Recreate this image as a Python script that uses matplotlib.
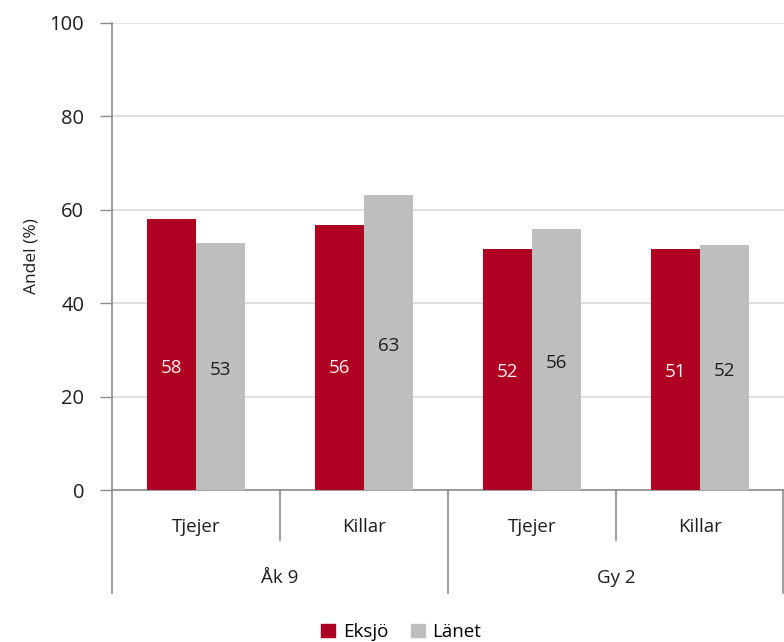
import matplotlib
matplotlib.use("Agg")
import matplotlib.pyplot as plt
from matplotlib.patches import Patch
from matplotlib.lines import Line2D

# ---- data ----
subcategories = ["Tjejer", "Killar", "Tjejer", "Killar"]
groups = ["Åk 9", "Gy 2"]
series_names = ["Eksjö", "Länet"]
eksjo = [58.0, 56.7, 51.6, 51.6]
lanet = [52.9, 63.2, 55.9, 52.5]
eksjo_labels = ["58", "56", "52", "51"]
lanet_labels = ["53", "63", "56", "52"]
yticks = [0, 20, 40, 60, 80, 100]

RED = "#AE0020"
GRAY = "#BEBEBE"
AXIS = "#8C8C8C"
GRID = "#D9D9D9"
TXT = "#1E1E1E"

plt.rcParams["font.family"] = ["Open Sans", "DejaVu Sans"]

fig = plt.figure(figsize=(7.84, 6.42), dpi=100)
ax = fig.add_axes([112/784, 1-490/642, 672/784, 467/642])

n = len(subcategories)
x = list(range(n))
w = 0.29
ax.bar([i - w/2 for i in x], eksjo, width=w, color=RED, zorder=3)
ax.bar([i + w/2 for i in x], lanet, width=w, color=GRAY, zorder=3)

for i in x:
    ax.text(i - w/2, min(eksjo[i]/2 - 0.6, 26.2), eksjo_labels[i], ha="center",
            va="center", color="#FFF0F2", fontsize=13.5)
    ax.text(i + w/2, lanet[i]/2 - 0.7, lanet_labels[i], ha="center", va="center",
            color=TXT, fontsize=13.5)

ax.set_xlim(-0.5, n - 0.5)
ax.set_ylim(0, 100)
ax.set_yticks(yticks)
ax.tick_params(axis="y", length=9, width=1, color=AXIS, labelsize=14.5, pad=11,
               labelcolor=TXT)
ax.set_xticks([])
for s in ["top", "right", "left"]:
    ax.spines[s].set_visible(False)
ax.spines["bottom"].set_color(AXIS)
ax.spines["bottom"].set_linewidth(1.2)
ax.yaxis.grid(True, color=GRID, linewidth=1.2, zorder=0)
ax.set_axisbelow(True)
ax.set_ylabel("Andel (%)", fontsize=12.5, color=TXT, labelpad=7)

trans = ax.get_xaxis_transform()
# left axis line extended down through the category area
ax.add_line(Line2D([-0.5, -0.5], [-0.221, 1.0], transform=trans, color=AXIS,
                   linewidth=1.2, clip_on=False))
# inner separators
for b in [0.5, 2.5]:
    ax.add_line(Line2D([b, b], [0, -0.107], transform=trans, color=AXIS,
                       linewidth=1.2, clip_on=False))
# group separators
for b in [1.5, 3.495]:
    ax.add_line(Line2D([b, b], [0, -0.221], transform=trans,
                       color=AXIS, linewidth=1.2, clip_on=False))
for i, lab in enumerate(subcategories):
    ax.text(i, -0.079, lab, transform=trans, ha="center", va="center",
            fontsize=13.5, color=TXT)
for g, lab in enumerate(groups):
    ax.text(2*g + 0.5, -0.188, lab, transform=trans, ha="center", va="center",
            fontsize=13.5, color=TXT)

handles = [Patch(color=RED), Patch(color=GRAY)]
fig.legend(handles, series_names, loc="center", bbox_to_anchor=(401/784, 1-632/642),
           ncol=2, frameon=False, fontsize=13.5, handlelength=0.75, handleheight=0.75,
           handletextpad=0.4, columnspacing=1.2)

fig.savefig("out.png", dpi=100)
★ ★ ★
→ **Short exercise**
Output the lines above in full and exactly as given, omitting any pictures.

→ **Solution to the problem**
Recreate this image as a Python script that uses matplotlib.
import matplotlib
matplotlib.use("Agg")
import matplotlib.pyplot as plt
from matplotlib.patches import Patch
from matplotlib.lines import Line2D

# ---- data ----
subcategories = ["Tjejer", "Killar", "Tjejer", "Killar"]
groups = ["Åk 9", "Gy 2"]
series_names = ["Eksjö", "Länet"]
eksjo = [58.0, 56.7, 51.6, 51.6]
lanet = [52.9, 63.2, 55.9, 52.5]
eksjo_labels = ["58", "56", "52", "51"]
lanet_labels = ["53", "63", "56", "52"]
yticks = [0, 20, 40, 60, 80, 100]

RED = "#AE0020"
GRAY = "#BEBEBE"
AXIS = "#8C8C8C"
GRID = "#D9D9D9"
TXT = "#1E1E1E"

plt.rcParams["font.family"] = ["Open Sans", "DejaVu Sans"]

fig = plt.figure(figsize=(7.84, 6.42), dpi=100)
ax = fig.add_axes([112/784, 1-490/642, 672/784, 467/642])

n = len(subcategories)
x = list(range(n))
w = 0.29
ax.bar([i - w/2 for i in x], eksjo, width=w, color=RED, zorder=3)
ax.bar([i + w/2 for i in x], lanet, width=w, color=GRAY, zorder=3)

for i in x:
    ax.text(i - w/2, min(eksjo[i]/2 - 0.6, 26.2), eksjo_labels[i], ha="center",
            va="center", color="#FFF0F2", fontsize=13.5)
    ax.text(i + w/2, lanet[i]/2 - 0.7, lanet_labels[i], ha="center", va="center",
            color=TXT, fontsize=13.5)

ax.set_xlim(-0.5, n - 0.5)
ax.set_ylim(0, 100)
ax.set_yticks(yticks)
ax.tick_params(axis="y", length=9, width=1, color=AXIS, labelsize=14.5, pad=11,
               labelcolor=TXT)
ax.set_xticks([])
for s in ["top", "right", "left"]:
    ax.spines[s].set_visible(False)
ax.spines["bottom"].set_color(AXIS)
ax.spines["bottom"].set_linewidth(1.2)
ax.yaxis.grid(True, color=GRID, linewidth=1.2, zorder=0)
ax.set_axisbelow(True)
ax.set_ylabel("Andel (%)", fontsize=12.5, color=TXT, labelpad=7)

trans = ax.get_xaxis_transform()
# left axis line extended down through the category area
ax.add_line(Line2D([-0.5, -0.5], [-0.221, 1.0], transform=trans, color=AXIS,
                   linewidth=1.2, clip_on=False))
# inner separators
for b in [0.5, 2.5]:
    ax.add_line(Line2D([b, b], [0, -0.107], transform=trans, color=AXIS,
                       linewidth=1.2, clip_on=False))
# group separators
for b in [1.5, 3.495]:
    ax.add_line(Line2D([b, b], [0, -0.221], transform=trans,
                       color=AXIS, linewidth=1.2, clip_on=False))
for i, lab in enumerate(subcategories):
    ax.text(i, -0.079, lab, transform=trans, ha="center", va="center",
            fontsize=13.5, color=TXT)
for g, lab in enumerate(groups):
    ax.text(2*g + 0.5, -0.188, lab, transform=trans, ha="center", va="center",
            fontsize=13.5, color=TXT)

handles = [Patch(color=RED), Patch(color=GRAY)]
fig.legend(handles, series_names, loc="center", bbox_to_anchor=(401/784, 1-632/642),
           ncol=2, frameon=False, fontsize=13.5, handlelength=0.75, handleheight=0.75,
           handletextpad=0.4, columnspacing=1.2)

fig.savefig("out.png", dpi=100)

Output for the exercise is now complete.